China will have a budget deficit of8.017 billion yuan in calendar 1987 compared with a 7.08
billion deficit in 1986, Finance Minister Wang Bingqian said.
    He told the National People's Congress, the State Council
has decided to cut nearly all 1987 budgetary expenditures by 10
pct from the 1986 level. He said expenditures for the past two
years have been inflated.
    Investment by localities in capital construction in 1987
must fall by 50 pct from the 1986 level and state firms must
cut their losses by 30 pct, he said.
    China will use 14.6 billion yuan in foreign loans in 1987,
up from 7.87 billion in 1986, Wang said.
    It must cut back on investment in capital construction,
especially construction outside the state plan, he said. Funds
must go into energy, transport, telecommunications, raw and
semi-finished materials and not into non-production sectors.
    "In view of the country's financial difficulties this year,
it has been decided that seven billion yuan of the budgetary
allocation for capital construction will be raised by the
People's Bank through loans and the issuing of bonds," he said.
    Wang said all localities and departments must strictly
confine their 1987 capital investment to the amount set out in
the state budget, a 50 pct reduction from 1986 levels.
    He said that because of financial difficulties, the state
cannot increase spending on culture, education, science and
public health in 1987 at the same rate as over the past few
years. Expenditure in those sectors will rise by two pct.
    The only allocations not to be affected by the general 10
pct cutback are subsidies for price rises, repayment of
principal and interest on domestic and foreign loans, funds for
the disabled and spending for other social relief.
    Wang said state firms must cut their total losses by 30 pct
from the 1986 level, overhead expenses by 10 pct and raw
material consumption by two pct. Commercial firms must cut
their deficits by 20 pct and running costs by two pct.
    He said violations of financial and economic discipline are
common, including tax evasion, false accounting, embezzlement,
theft, extravagance and accepting and offering bribes. Such
practices "have reached very serious proportions in some areas,
departments and units" and must be dealt with seriously, he
said.
    Wang said 11.4 billion yuan worth of foreign loans have
been arranged according to the 1986-90 plan, with 3.2 billion
going to pay for foreign equipment in the Baoshan steel plant
near Shanghai.
    He said China is running no risk in using more foreign
loans, provided it prepares careful feasibility studies,
borrows only what it can repay and uses the loans only to
develop production in priority sectors.
    Wang said China plans to levy new taxes on the use of
arable land for non-farm purposes starting this year.
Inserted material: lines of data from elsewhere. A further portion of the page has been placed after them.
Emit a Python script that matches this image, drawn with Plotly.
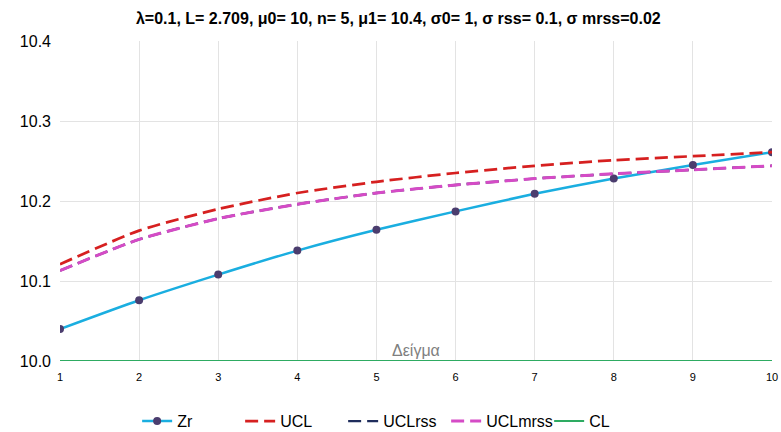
import plotly.graph_objects as go

# Sample index and chart series
samples = [1, 2, 3, 4, 5, 6, 7, 8, 9, 10]
zr = [10.040, 10.076, 10.108, 10.138, 10.164, 10.187, 10.209, 10.228, 10.245, 10.261]
ucl = [10.121, 10.163, 10.190, 10.210, 10.224, 10.235, 10.244, 10.251, 10.256, 10.261]
ucl_rss = [10.113, 10.152, 10.178, 10.196, 10.210, 10.220, 10.228, 10.234, 10.239, 10.244]
ucl_mrss = [10.113, 10.152, 10.178, 10.196, 10.210, 10.220, 10.228, 10.234, 10.239, 10.244]
cl = [10.0] * 10

y_ticks = [10.0, 10.1, 10.2, 10.3, 10.4]
y_tick_text = ["10.0", "10.1", "10.2", "10.3", "10.4"]

title_text = "λ=0.1, L= 2.709, μ0= 10, n= 5, μ1= 10.4, σ0= 1, σ rss= 0.1, σ mrss=0.02"

dash_style = "13px,6px"

fig = go.Figure()
fig.add_trace(go.Scatter(
    x=samples, y=zr, name="Zr", mode="lines+markers",
    line=dict(color="#1aaee0", width=2.5, shape="spline", smoothing=0.6),
    marker=dict(color="#4b3d6e", size=8),
))
fig.add_trace(go.Scatter(
    x=samples, y=ucl, name="UCL", mode="lines",
    line=dict(color="#d62020", width=2.75, dash=dash_style, shape="spline", smoothing=0.6),
))
fig.add_trace(go.Scatter(
    x=samples, y=ucl_rss, name="UCLrss", mode="lines",
    line=dict(color="#1f2d5c", width=2.4, dash=dash_style, shape="spline", smoothing=0.6),
))
fig.add_trace(go.Scatter(
    x=samples, y=ucl_mrss, name="UCLmrss", mode="lines",
    line=dict(color="#d54bc6", width=3, dash=dash_style, shape="spline", smoothing=0.6),
))
fig.add_trace(go.Scatter(
    x=samples, y=cl, name="CL", mode="lines",
    line=dict(color="#2eab62", width=2),
))

fig.add_annotation(
    text="Δείγμα", x=0.5, xref="paper", y=10.0, yref="y",
    yanchor="bottom", yshift=0, showarrow=False,
    font=dict(family="Liberation Sans", size=16, color="#7f7f7f"),
)

fig.update_layout(
    width=781, height=432,
    margin=dict(l=60, r=9, t=41, b=71),
    paper_bgcolor="white", plot_bgcolor="white",
    title=dict(
        text="<b>" + title_text + "</b>", x=0.51, xanchor="center",
        y=0.957, yanchor="middle",
        font=dict(family="Liberation Sans", size=16, color="#000000"),
    ),
    xaxis=dict(
        range=[1, 10], tickvals=samples, showgrid=True, gridcolor="#e3e3e3",
        zeroline=False, showline=False, ticks="", automargin=False,
        ticklabelstandoff=8,
        tickfont=dict(family="Liberation Sans", size=11, color="#000000"),
    ),
    yaxis=dict(
        range=[10.0, 10.4], tickvals=y_ticks, ticktext=y_tick_text,
        showgrid=True, gridcolor="#e3e3e3", zeroline=False, showline=False,
        ticks="", ticklabelstandoff=8, automargin=False,
        tickfont=dict(family="Liberation Sans", size=16, color="#000000"),
    ),
    legend=dict(
        orientation="h", x=0.47, xanchor="center",
        yref="container", y=0.025, yanchor="middle",
        font=dict(family="Liberation Sans", size=16, color="#000000"),
        entrywidth=58,
    ),
)

fig.write_html("out.html")
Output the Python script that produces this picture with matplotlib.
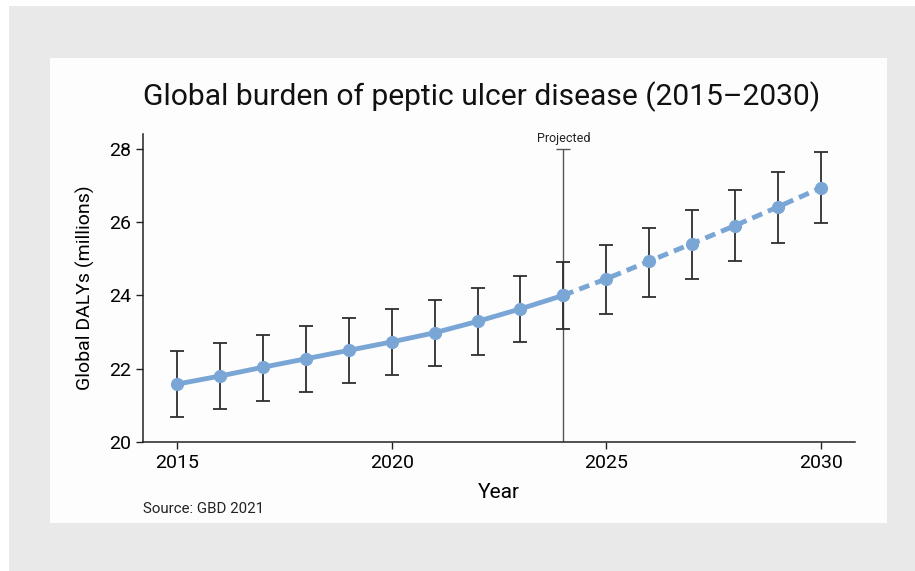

Half the
revenue generated will go to the state and half to localities
to be used in the development of agriculture.
    The only new spending is 11 billion yuan to be used to
cover tax reductions and increased subsidies for big and
medium-size state firms and textile and other light industries.
The money will also pay for increases in the state purchasing
prices of some grain, cotton and oil-yielding crops, he said.